I created this graphic artwork based in part on the old Absolute Vodka advertising campaign, and in part on the current strange FOX TV news campaign to discredit Eric Holder and through him, President Obama. That campaign claims the Obama administration is trying to destroy our 2nd Amendment rights by exporting guns to Mexico thus amplifying the Mexican drug wars. The alternate reality they are weaving is (such a bizarre stretch!) that Obama's/Holder's "Fast and Furious" is designed to create a wave of liberal revulsion that will in turn result in attempts to take away U.S. citizens’ guns.


First, Bush II started operation “Fast and Furious, “ not Obama.

For some obscure reason, Holder has supposedly seen fit to cover-up the Bush program that President Obama inherited.


 And, do people actually believe this cockamamie BLEEP? To answer my own question – YES! 


 So, I’m asking -


"FOX news, FOX news viewers, including other networks that have been hoodwinked into the FOX la-la-land, as well as our No job creating Congress  - What are you Drinking?"


Tuesday, June 19, 2012

Cape Henlopen Panoramas



 The weather was cool and windy, and we had company this past weekend. Rather than doing the standard beach, sun,swim and tan thing, we visited Cape Henlopen State Park bundled up in our jackets and sweaters and took a picnic “lupper,” a combination of lunch and supper. We smuggled champagne onto the beach in our cooler, had Brie and crackers along with thick chicken salad sandwiches with Vidalia onion and tomato slices. It was simple, tasty and (as my grandparents use to say) my sufficiency was fulfilled. However, before having our lupper, we drove to various locations on the cape, took pictures of sand, ocean, dunes, and one another. I played with my iPod and took video as well. Today I’m putting a brief panorama of our beautiful cape on my journal, and I promise that in the future I will do a much longer and more detailed movie of The Cape, including images, artwork and video about Fort Miles, the World War II military instillation from which our modern state park was created.

Thursday, June 14, 2012

Celandine poppy (Stylophorum diphyllum)

(I think)




These gorgeous yellow flowers seem to glow with a special intensity. They bloom helter skelter in my garden in early to mid-June every year, and reseed themselves. I have been able to make them come up where I want them in succeeding years by shaking the spent blossoms over prepared soil. I went through illustrated lists of flowers on the Web and found this, Celandine poppy, to be the closest in appearance to my flowers. However, the photo shows leaves that have curved edges with light fuzz on the backs, and my flowers have leaves that are narrow and more pointed. So, I’m not completely sure about the identity of these bright sunny flowers.

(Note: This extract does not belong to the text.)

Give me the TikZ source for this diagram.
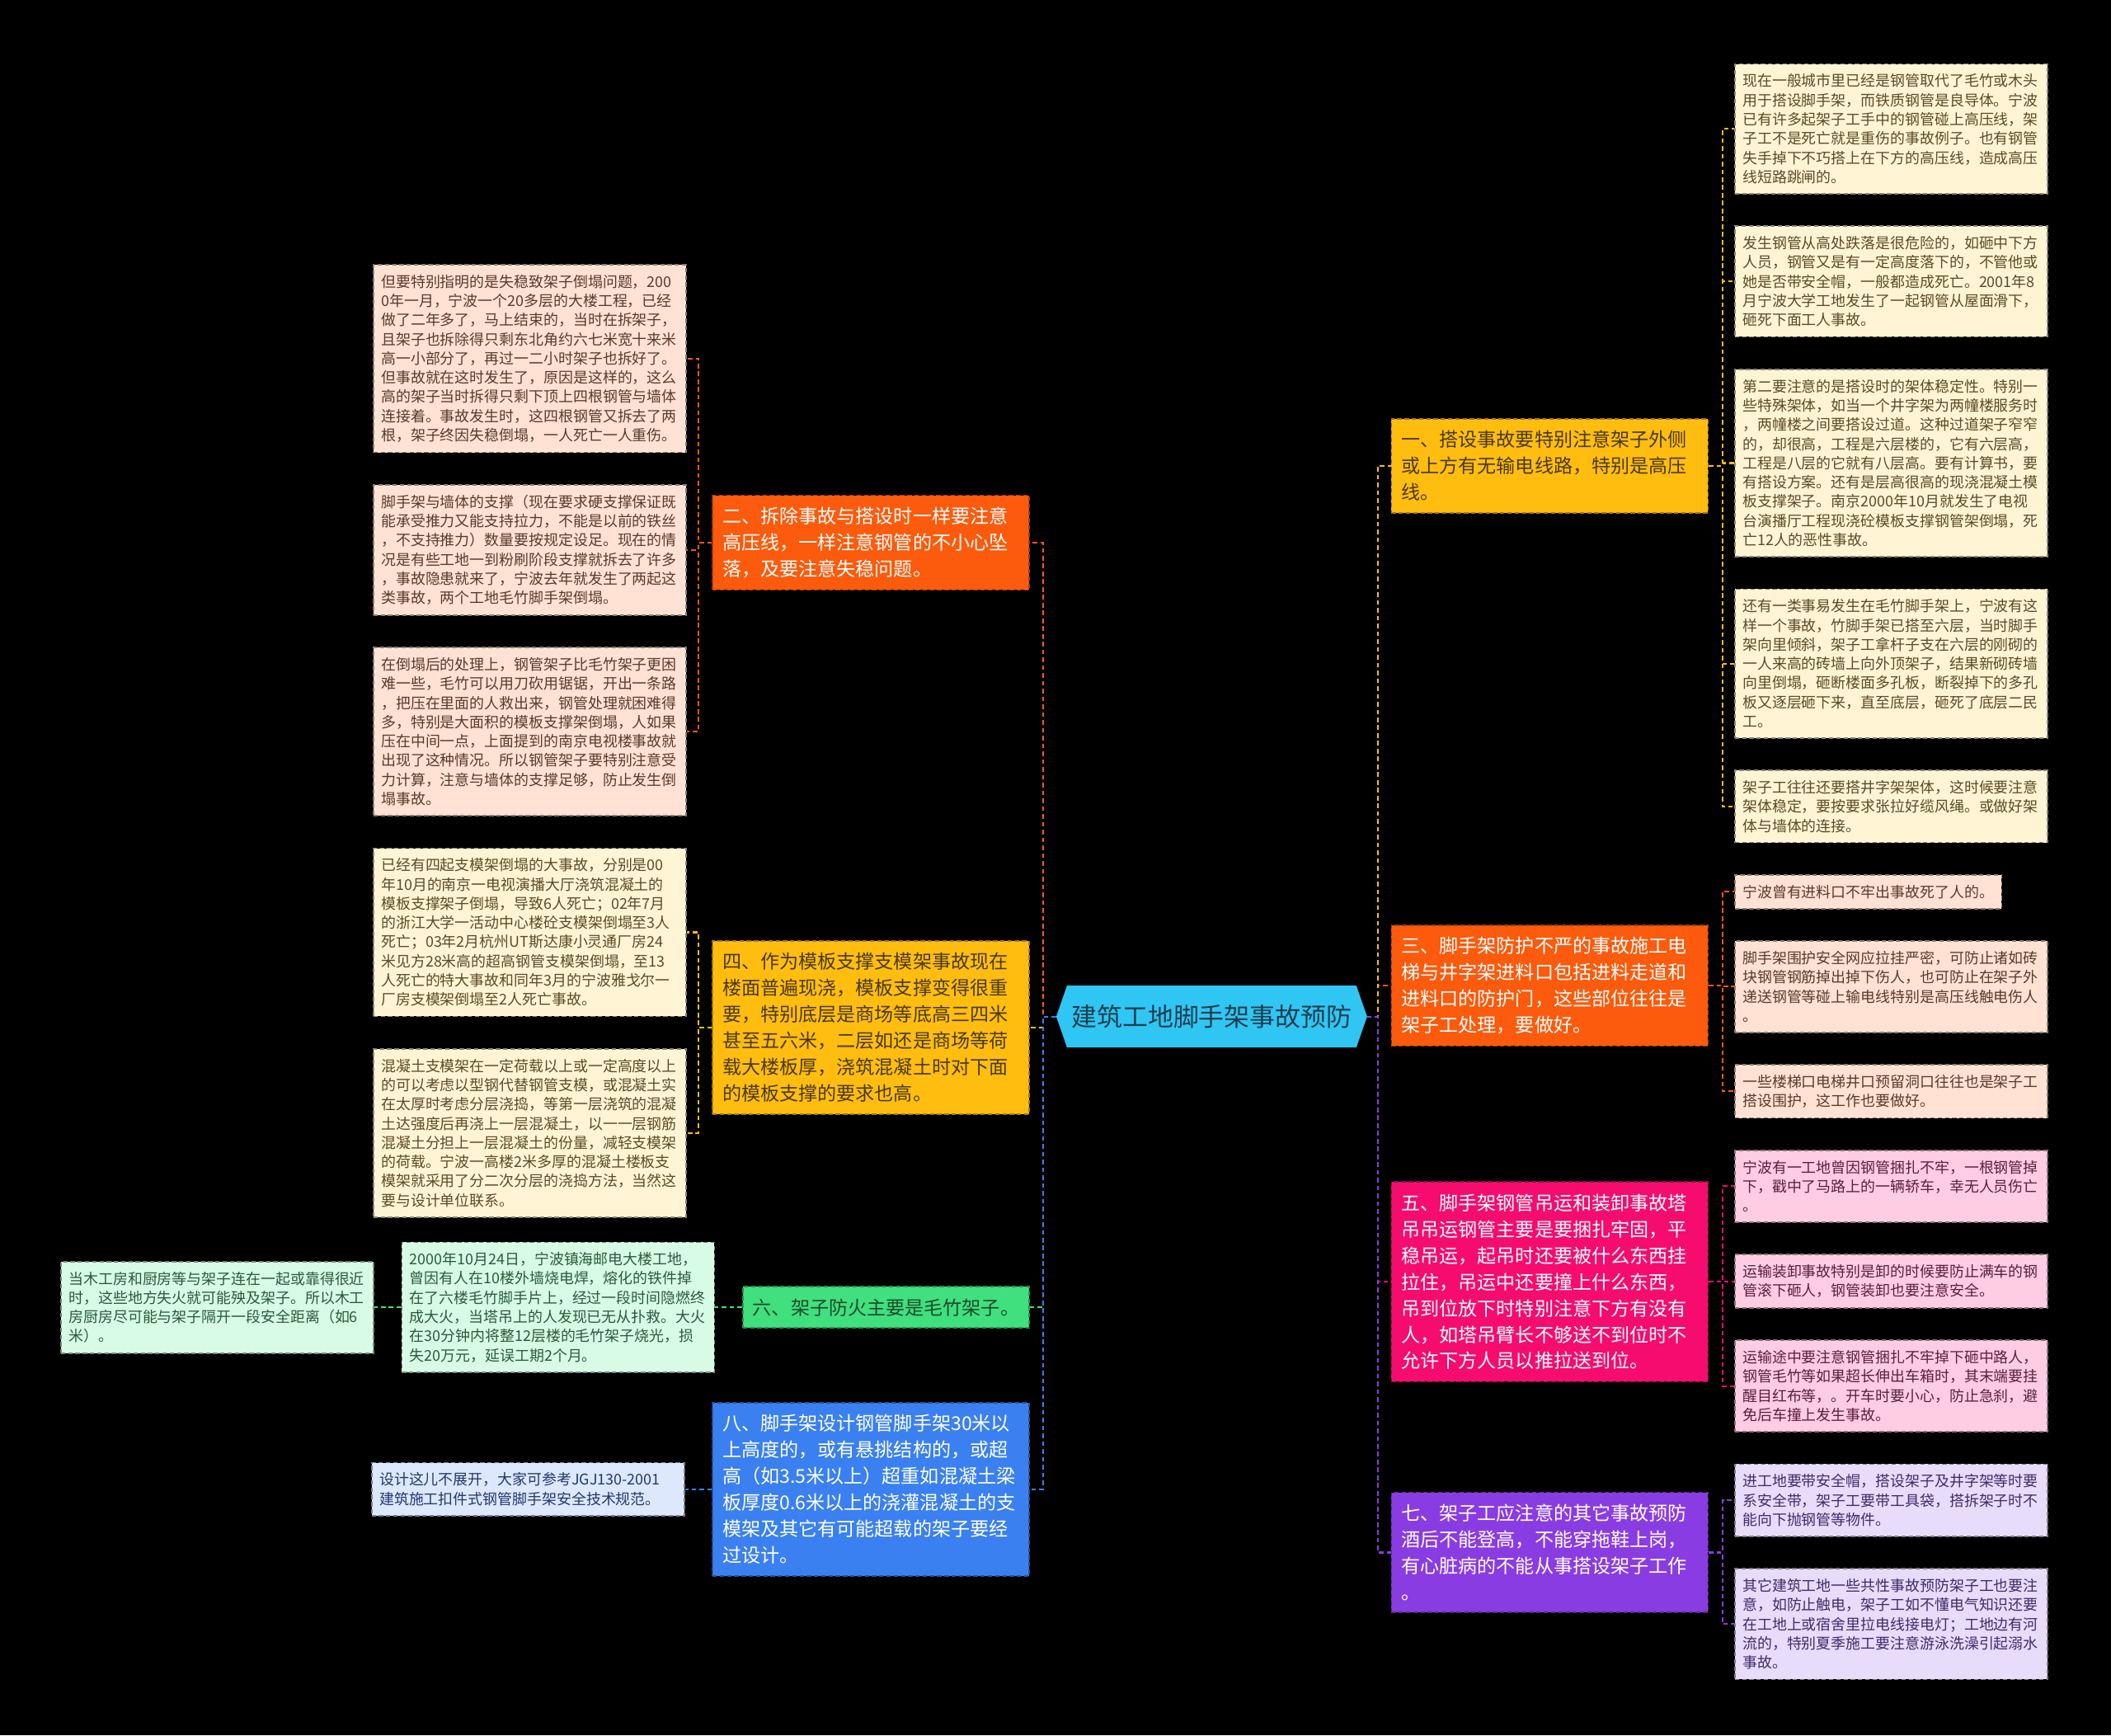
\documentclass[tikz,border=0pt]{standalone}
\usepackage{fontspec}
\newfontfamily\cjk{Noto Sans CJK SC}
\usetikzlibrary{positioning,backgrounds}

\definecolor{rootC}{HTML}{2FC6F4}
\definecolor{rootT}{HTML}{1D3E4E}
\definecolor{ylw}{HTML}{FFBD10}
\definecolor{org}{HTML}{FC5A0C}
\definecolor{mag}{HTML}{F50C6E}
\definecolor{pur}{HTML}{8A3CE3}
\definecolor{grn}{HTML}{3FE07D}
\definecolor{blu}{HTML}{3A80F0}
\definecolor{ylwL}{HTML}{FFF5D5}
\definecolor{orgL}{HTML}{FFE2D3}
\definecolor{magL}{HTML}{FFCDE3}
\definecolor{purL}{HTML}{E7DCFA}
\definecolor{grnL}{HTML}{D8FBE5}
\definecolor{bluL}{HTML}{DDE8FD}
\definecolor{ylwT}{HTML}{5C4A23}
\definecolor{orgT}{HTML}{5A3A2A}
\definecolor{magT}{HTML}{5A1E3C}
\definecolor{purT}{HTML}{3E2C6A}
\definecolor{grnT}{HTML}{2A5A3A}
\definecolor{bluT}{HTML}{23386A}
\definecolor{ylwD}{HTML}{4A3A12}
\definecolor{grnD}{HTML}{1F4A2C}

\newcommand\leaffont{\cjk\fontsize{5.1pt}{6.63pt}\selectfont}
\newcommand\branchfont{\cjk\fontsize{6.57pt}{9.1pt}\selectfont}
\newcommand\rootfont{\cjk\fontsize{8.8pt}{10pt}\selectfont}

\tikzset{
  leaf/.style={fill=#1L, draw=#1L!55!black, text=#1T, font=\leaffont,
    inner xsep=0.095cm, inner ysep=3.45pt, align=left,
    line width=0.5pt, dash pattern=on 1.5pt off 1pt},
  branch/.style={fill=#1, draw=#1!65!black, font=\branchfont,
    inner xsep=0.12cm, inner ysep=4.1pt, align=left,
    line width=0.5pt, dash pattern=on 1.5pt off 1pt},
  wide/.style={text width=3.6cm},
  stackR/.style={below=of #1.south west, anchor=north west},
  stackL/.style={below=of #1.south east, anchor=north east},
  lk/.style={draw=#1, line width=0.6pt, dash pattern=on 1.6pt off 1.1pt},
  rootbox/.style={minimum width=3.755cm, minimum height=0.735cm,
    inner sep=0pt, font=\rootfont, text=rootT}
}

\begin{document}
\begin{tikzpicture}[x=0.016327cm, y=-0.016327cm, node distance=0.3755cm]
\useasboundingbox (0,0) rectangle (1568,1289);

% centre
\node[rootbox] (root) at (900,755) {建筑工地脚手架事故预防};

% right side
\node[branch=ylw, wide, text=ylwD, anchor=west] (b1) at (1033,346) {一、搭设事故要特别注意架子外侧\\或上方有无输电线路，特别是高压\\线。};
\node[branch=org, wide, text=white, anchor=west] (b3) at (1033,732) {三、脚手架防护不严的事故施工电\\梯与井字架进料口包括进料走道和\\进料口的防护门，这些部位往往是\\架子工处理，要做好。};
\node[branch=mag, wide, text=white, anchor=west] (b5) at (1033,952) {五、脚手架钢管吊运和装卸事故塔\\吊吊运钢管主要是要捆扎牢固，平\\稳吊运，起吊时还要被什么东西挂\\拉住，吊运中还要撞上什么东西，\\吊到位放下时特别注意下方有没有\\人，如塔吊臂长不够送不到位时不\\允许下方人员以推拉送到位。};
\node[branch=pur, wide, text=white, anchor=west] (b7) at (1033,1153) {七、架子工应注意的其它事故预防\\酒后不能登高，不能穿拖鞋上岗，\\有心脏病的不能从事搭设架子工作\\。};

\node[leaf=ylw, wide, anchor=north west] (L1) at (1288,47) {现在一般城市里已经是钢管取代了毛竹或木头\\用于搭设脚手架，而铁质钢管是良导体。宁波\\已有许多起架子工手中的钢管碰上高压线，架\\子工不是死亡就是重伤的事故例子。也有钢管\\失手掉下不巧搭上在下方的高压线，造成高压\\线短路跳闸的。};
\node[leaf=ylw, wide, stackR=L1] (L2) {发生钢管从高处跌落是很危险的，如砸中下方\\人员，钢管又是有一定高度落下的，不管他或\\她是否带安全帽，一般都造成死亡。2001年8\\月宁波大学工地发生了一起钢管从屋面滑下，\\砸死下面工人事故。};
\node[leaf=ylw, wide, stackR=L2] (L3) {第二要注意的是搭设时的架体稳定性。特别一\\些特殊架体，如当一个井字架为两幢楼服务时\\，两幢楼之间要搭设过道。这种过道架子窄窄\\的，却很高，工程是六层楼的，它有六层高，\\工程是八层的它就有八层高。要有计算书，要\\有搭设方案。还有是层高很高的现浇混凝土模\\板支撑架子。南京2000年10月就发生了电视\\台演播厅工程现浇砼模板支撑钢管架倒塌，死\\亡12人的恶性事故。};
\node[leaf=ylw, wide, stackR=L3] (L4) {还有一类事易发生在毛竹脚手架上，宁波有这\\样一个事故，竹脚手架已搭至六层，当时脚手\\架向里倾斜，架子工拿杆子支在六层的刚砌的\\一人来高的砖墙上向外顶架子，结果新砌砖墙\\向里倒塌，砸断楼面多孔板，断裂掉下的多孔\\板又逐层砸下来，直至底层，砸死了底层二民\\工。};
\node[leaf=ylw, wide, stackR=L4] (L5) {架子工往往还要搭井字架架体，这时候要注意\\架体稳定，要按要求张拉好缆风绳。或做好架\\体与墙体的连接。};
\node[leaf=org, stackR=L5] (L6) {宁波曾有进料口不牢出事故死了人的。};
\node[leaf=org, wide, stackR=L6] (L7) {脚手架围护安全网应拉挂严密，可防止诸如砖\\块钢管钢筋掉出掉下伤人，也可防止在架子外\\递送钢管等碰上输电线特别是高压线触电伤人\\。};
\node[leaf=org, wide, stackR=L7] (L8) {一些楼梯口电梯井口预留洞口往往也是架子工\\搭设围护，这工作也要做好。};
\node[leaf=mag, wide, stackR=L8] (L9) {宁波有一工地曾因钢管捆扎不牢，一根钢管掉\\下，戳中了马路上的一辆轿车，幸无人员伤亡\\。};
\node[leaf=mag, wide, stackR=L9] (L10) {运输装卸事故特别是卸的时候要防止满车的钢\\管滚下砸人，钢管装卸也要注意安全。};
\node[leaf=mag, wide, stackR=L10] (L11) {运输途中要注意钢管捆扎不牢掉下砸中路人，\\钢管毛竹等如果超长伸出车箱时，其末端要挂\\醒目红布等，。开车时要小心，防止急刹，避\\免后车撞上发生事故。};
\node[leaf=pur, wide, stackR=L11] (L12) {进工地要带安全帽，搭设架子及井字架等时要\\系安全带，架子工要带工具袋，搭拆架子时不\\能向下抛钢管等物件。};
\node[leaf=pur, wide, stackR=L12] (L13) {其它建筑工地一些共性事故预防架子工也要注\\意，如防止触电，架子工如不懂电气知识还要\\在工地上或宿舍里拉电线接电灯；工地边有河\\流的，特别夏季施工要注意游泳洗澡引起溺水\\事故。};

% left side
\node[branch=org, wide, text=white, anchor=east] (b2) at (765,403) {二、拆除事故与搭设时一样要注意\\高压线，一样注意钢管的不小心坠\\落，及要注意失稳问题。};
\node[branch=ylw, wide, text=ylwD, anchor=east] (b4) at (765,763) {四、作为模板支撑支模架事故现在\\楼面普遍现浇，模板支撑变得很重\\要，特别底层是商场等底高三四米\\甚至五六米，二层如还是商场等荷\\载大楼板厚，浇筑混凝土时对下面\\的模板支撑的要求也高。};
\node[branch=grn, text=grnD, anchor=east] (b6) at (765,971) {六、架子防火主要是毛竹架子。};
\node[branch=blu, wide, text=white, anchor=east] (b8) at (765,1106) {八、脚手架设计钢管脚手架30米以\\上高度的，或有悬挑结构的，或超\\高（如3.5米以上）超重如混凝土梁\\板厚度0.6米以上的浇灌混凝土的支\\模架及其它有可能超载的架子要经\\过设计。};

\node[leaf=org, wide, anchor=north east] (A1) at (510,196) {但要特别指明的是失稳致架子倒塌问题，200\\0年一月，宁波一个20多层的大楼工程，已经\\做了二年多了，马上结束的，当时在拆架子，\\且架子也拆除得只剩东北角约六七米宽十来米\\高一小部分了，再过一二小时架子也拆好了。\\但事故就在这时发生了，原因是这样的，这么\\高的架子当时拆得只剩下顶上四根钢管与墙体\\连接着。事故发生时，这四根钢管又拆去了两\\根，架子终因失稳倒塌，一人死亡一人重伤。};
\node[leaf=org, wide, stackL=A1] (A2) {脚手架与墙体的支撑（现在要求硬支撑保证既\\能承受推力又能支持拉力，不能是以前的铁丝\\，不支持推力）数量要按规定设足。现在的情\\况是有些工地一到粉刷阶段支撑就拆去了许多\\，事故隐患就来了，宁波去年就发生了两起这\\类事故，两个工地毛竹脚手架倒塌。};
\node[leaf=org, wide, stackL=A2] (A3) {在倒塌后的处理上，钢管架子比毛竹架子更困\\难一些，毛竹可以用刀砍用锯锯，开出一条路\\，把压在里面的人救出来，钢管处理就困难得\\多，特别是大面积的模板支撑架倒塌，人如果\\压在中间一点，上面提到的南京电视楼事故就\\出现了这种情况。所以钢管架子要特别注意受\\力计算，注意与墙体的支撑足够，防止发生倒\\塌事故。};
\node[leaf=ylw, wide, stackL=A3] (B1) {已经有四起支模架倒塌的大事故，分别是00\\年10月的南京一电视演播大厅浇筑混凝土的\\模板支撑架子倒塌，导致6人死亡；02年7月\\的浙江大学一活动中心楼砼支模架倒塌至3人\\死亡；03年2月杭州UT斯达康小灵通厂房24\\米见方28米高的超高钢管支模架倒塌，至13\\人死亡的特大事故和同年3月的宁波雅戈尔一\\厂房支模架倒塌至2人死亡事故。};
\node[leaf=ylw, wide, stackL=B1] (B2) {混凝土支模架在一定荷载以上或一定高度以上\\的可以考虑以型钢代替钢管支模，或混凝土实\\在太厚时考虑分层浇捣，等第一层浇筑的混凝\\土达强度后再浇上一层混凝土，以一一层钢筋\\混凝土分担上一层混凝土的份量，减轻支模架\\的荷载。宁波一高楼2米多厚的混凝土楼板支\\模架就采用了分二次分层的浇捣方法，当然这\\要与设计单位联系。};
\node[leaf=grn, wide, left=0.327cm of b6] (C1) {2000年10月24日，宁波镇海邮电大楼工地，\\曾因有人在10楼外墙烧电焊，熔化的铁件掉\\在了六楼毛竹脚手片上，经过一段时间隐燃终\\成大火，当塔吊上的人发现已无从扑救。大火\\在30分钟内将整12层楼的毛竹架子烧光，损\\失20万元，延误工期2个月。};
\node[leaf=grn, wide, left=0.327cm of C1] (C2) {当木工房和厨房等与架子连在一起或靠得很近\\时，这些地方失火就可能殃及架子。所以木工\\房厨房尽可能与架子隔开一段安全距离（如6\\米）。};
\node[leaf=blu, wide, left=0.327cm of b8] (D1) {设计这儿不展开，大家可参考JGJ130-2001\\建筑施工扣件式钢管脚手架安全技术规范。};

\begin{scope}[on background layer]
\fill[black] (0,0) rectangle (1568,1289);
\fill[rootC] (root.west) -- ([xshift=0.13cm]root.north west) -- ([xshift=-0.13cm]root.north east)
  -- (root.east) -- ([xshift=-0.13cm]root.south east) -- ([xshift=0.13cm]root.south west) -- cycle;
\end{scope}

% centre to branches
\draw[lk=org] (root.east) -- ++(8,0) |- (b3.west);
\draw[lk=ylw] (root.east) -- ++(8,0) |- (b1.west);
\draw[lk=mag] (root.east) -- ++(8,0) |- (b5.west);
\draw[lk=pur] (root.east) -- ++(8,0) |- (b7.west);
\draw[lk=org] (root.west) -- ++(-10,0) |- (b2.east);
\draw[lk=ylw] (root.west) -- ++(-10,0) |- (b4.east);
\draw[lk=grn] (root.west) -- ++(-10,0) |- (b6.east);
\draw[lk=blu] (root.west) -- ++(-10,0) |- (b8.east);

% branches to leaves
\foreach \n in {1,...,5} \draw[lk=ylw] (b1.east) -- ++(10,0) |- (L\n.west);
\foreach \n in {6,7,8} \draw[lk=org] (b3.east) -- ++(10,0) |- (L\n.west);
\foreach \n in {9,10,11} \draw[lk=mag] (b5.east) -- ++(10,0) |- (L\n.west);
\foreach \n in {12,13} \draw[lk=pur] (b7.east) -- ++(10,0) |- (L\n.west);
\foreach \n in {1,2,3} \draw[lk=org] (b2.west) -- ++(-10,0) |- (A\n.east);
\foreach \n in {1,2} \draw[lk=ylw] (b4.west) -- ++(-10,0) |- (B\n.east);
\draw[lk=grn] (b6.west) -- (C1.east);
\draw[lk=grn] (C1.west) -- (C2.east);
\draw[lk=blu] (b8.west) -- (D1.east);
\end{tikzpicture}
\end{document}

I cut one of the blossoms from the plant and placed it on a black sheet of construction paper to make the first photo. I also include a photo of the flowers blooming in the garden.

Saturday, June 9, 2012

Daylily



This most common of flowers grows in gardens, fields, and roadside in zones 1 through 10 (homerocallis fulva). However, it is not native to North America having been brought here by British colonists in the 17th century, and has its origins in the steps of Asia. Dig up a root and move it 100 or a 1000 miles and it will spread, creating thousands of glorious new blooms every year. These flowers came from a root in my great grandmother’s garden. With each succeeding generation the roots made their way through Plymouth Massachusetts, to Bucks County Pennsylvania, to Lancaster, Pennsylvania, and finally to my garden in Delaware. Not that it matters as I could have dug up a root from any local field or roadside patch. Never the less, they grace my gardens beginning in late May through mid-June faithfully every year. The USDA lists the orange daylily as an invasive weed! If so, it's the most lovely invasive weed on God's green earth! Every June the blooms seem to shout, “welcome sunshine!”

I shot this photo in intense mid-day June sunlight at f-stop 18, 250 shutter speed, and the woods in the background created a natural dark ground. It was necessary to remove one small brilliant spot of competing blurred green. The other darker green spots of foliage blended naturally into the background, and I felt no need to remove them. I did nothing else to the photo other than crop it to the square format I desired. I find that the square format donates an equanimity and peaceful continence to the presentation of this series of flower photographs.

Monday, June 4, 2012

Campion



We had not been in Delaware during May since 2004, and I hadn’t seen the Campion blooming in all that time. So, the intense magenta-rose color was a surprise when the flowers opened this spring. I, of course had to take pictures of it, and here are two of the results. I cut one blossom just below the petals, and placed it on a black paper, shot it in direct sunlight, and had to manipulate the background (adding some dark dark rose in order to make the dark ground work more harmoniously with the blossom. I also had to do some cloning and layering with Photoshop in order to clean up some of the blemishes, though I left others that looked natural. Another artist may have removed all the blemishes – it’s a judgment call.



It was necessary to photograph the Campion because the little blossoms are so spectacular massed in the garden, and on their own. What an amazing color!